The Best Director category has caused the most internal debate out of any of the categories. At one point I felt there was no way Ryan Coogler could not deserve it after the fight scene he crafted in Creed, which was my favorite cinematic moment of the year. Then later in the year I understood it would have to go to Alejandro González Iñárritu for the undertaking that was The Revenant. Although, after taking a final look back at the year and putting everything into perspective, the true person that deserved this year’s Golden Reel for directing was George Miller for Mad Max: Fury Road. Miller was not only able to create a living, breathing world but he was able to actually show it the way he wanted by seamlessly merging real world models with visual effects. While that alone is difficult to do, he also found how to visually tell a two-hour story using nearly no dialogue. This late into Miller’s life, it really is incredible that he was able to pull together a film of this magnitude. Miller’s efforts with the film are going to be something the filmmaking community discusses for years to come.

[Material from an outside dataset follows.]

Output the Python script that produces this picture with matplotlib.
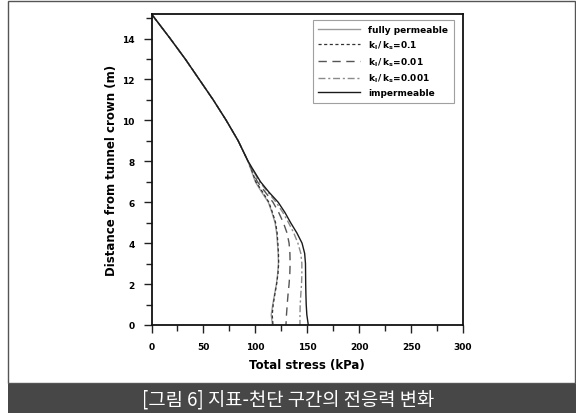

Celluloid Cinema’s Picture of the Year
It is now time for the biggest award of the year so I will not keep you all waiting any longer. The winner of the Golden Reel for Celluloid Cinema’s Picture of the Year is Spotlight. Throughout the year there were many films that were the front-runner for the category but it was not until two weeks ago that I truly had a clear favorite for the category. Many films were quite entertaining and well put together quite well but at the end of the day many either still had their faults or they were not impactful enough to change the audience’s view of the world. However, Spotlight uses all of the cinematic elements of film to reinforce its themes and create a lasting impression on the viewer that actually makes one change their viewpoint of the real world. Because Spotlight is able to demonstrate the power of Cinema and use it to its fullest it deserves to be Celluloid Cinema’s Picture of the Year.
Year in Review
In 2015, film continued to be dominated by sequels and reboots while the original ideas were a glimmer far and few between. While it may be fun to go see the next big super hero blockbuster (do not get me wrong I like them too) we must be careful to make sure we let studios know our interests expand beyond that. When we look back at some of the greatest films of previous decades most of them are original ideas that introduced us to new worlds and characters. If we keep presenting studios with the idea that we are content with old properties then we might not ever be treated to originality again. It will be interesting to see what next year brings for Cinema, as each year it is more evident that the real storytelling is shifting to television and away from the silver screen. But then again maybe film was never the proper medium to actually tell original stand-alone stories. After all can anyone’s life story be told in two hours?